Why It Can Be Hard To Give Up Junk Food
Most of us go through life on autopilot, and when we are functioning like this we are stressed, rushed, and we aren’t really thinking for ourselves. This makes us less likely to make good decisions and more likely to fall for the lures of advertising and addictive, fast, low-nutrient food choices
A few years ago I read a book about the fine-tuning that went in to the sales of junk food. EVERYTHING is planned, and I mean everything! Addictive ingredients, macronutrient balance, advertising, emotional targeting, social stigma, and supermarket placement all play a part in getting you hooked
Basically, it’s you against the world when it comes to junk food. Awareness of these things plays a large role in making these kinds of changes in your life
ADVERTISING: Advertising is an art-form in itself, and the point of advertising is to make you buy something. They use product placement, colours, quotes, font, imagery (often sexual), and subliminal tactics to lure you in to buy a product. For memory, there is something like 100 employees who specialize in psychology that work for Coca-Cola, and they are certainly not employed there to make it taste good.

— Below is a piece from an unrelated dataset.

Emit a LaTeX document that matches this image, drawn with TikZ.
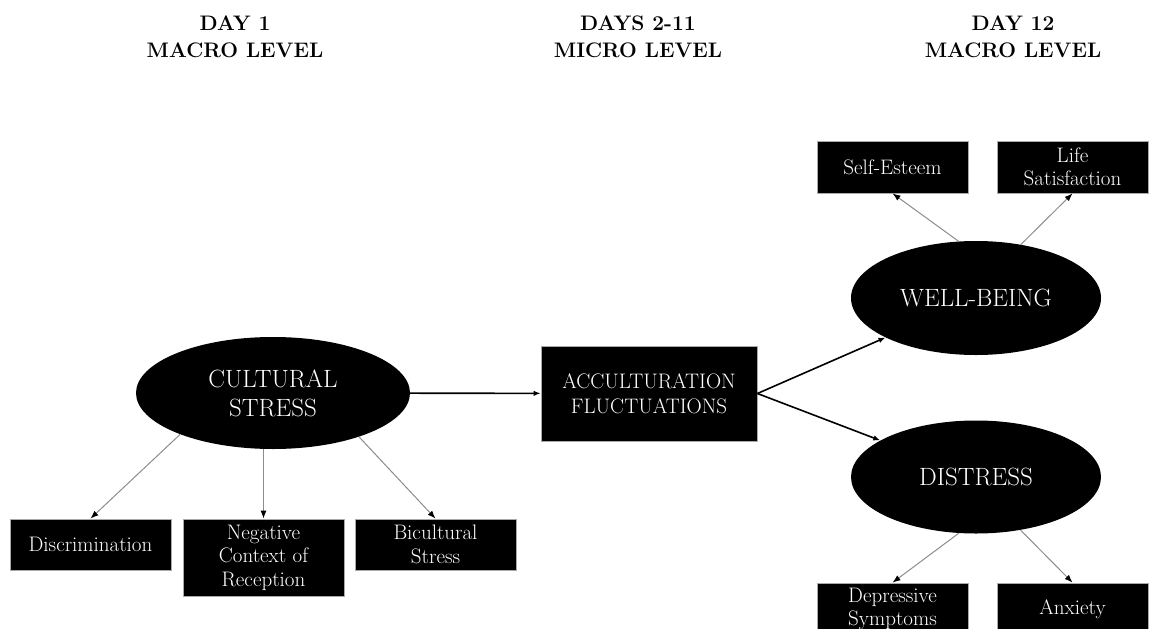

Why do they need to go this far to sell these products? Because they’re not good for you. If they were good for you, we would buy them naturally without having to be pulled in
ADDICTIVE INGREDIENTS: Sugar is addictive, additives can be addictive, artificial sweeteners are addictive. In most people, they fire off the same part of the brain as illicit-drug do. Most of us have addictive personalities, so this one is a big one. They even use macronutrient balance to throw off your body’s natural hunger hormones so that you eat more than you need to.
One study on this macronutrient balance exposed rats to either unlimited fatty foods, or unlimited sugary foods. In both groups, the rats ate until they were full and then stopped. They didn’t gain weight. Then, they applied a macronutrient ratio where carbs and fats were combined, and all of a sudden the rats couldn’t stop eating. It was like this balance completely over-rode their internal mechanisms, and the rats became obese.
After learning that, being the nerd that I am, I went to the supermarket and checked the biscuits, ice-cream and chocolate and sure enough, all of these processed foods contained this ratio!
TARGETING YOUR EMOTIONS: We are all emotional beings, and many of us are way to busy to deal with them properly. I would say that being a workaholic, drinking alcohol, and over-eating are probably the most socially acceptable coping mechanisms we have to squash these emotions down. The food companies know this, and they use the tactics mentioned above to evoke an emotional response from you
Additionally when you eat, your salivary glands release a type of ‘feel good’ hormone, which is why you feel so great when you ‘eat’ your emotions. We then remember this experience next time we are feeling emotional, and repeat the process. Clever, huh?
SUPERMARKET PLACEMENT: Last but not least, the supermarkets want to sell food, so where do they put it? At the front of all the isles and throughout the middle of the supermarket with all the foods we ‘need’ it milk, bread etc, toward the back. This is predatory marketing, and most of the foods are on sale. When you’re caught up in this cycle, it’s hard to resist a massive block of chocolate that is on sale for $2.
Another one I could chuck in there (though it’s more based on life experience) is social stigma. You are less likely to be judged for eating rubbish than you are for eating a chicken salad. I say forget the stigma, do your research, and give your body the best chance it has at being healthy!
The more informed you are, the easier it is to avoid falling into the trap. If you eat whole foods, you can’t eat nearly as much, and when you aren’t nutrient deprived, your appetite wont be as crazy.
Our bodies are designed with physiological mechanisms to control eating, so we can stay healthy. Many of these foods will over-ride those mechanisms. Eat things that aren’t advertised, but are whole, nutritious, and non-addictive.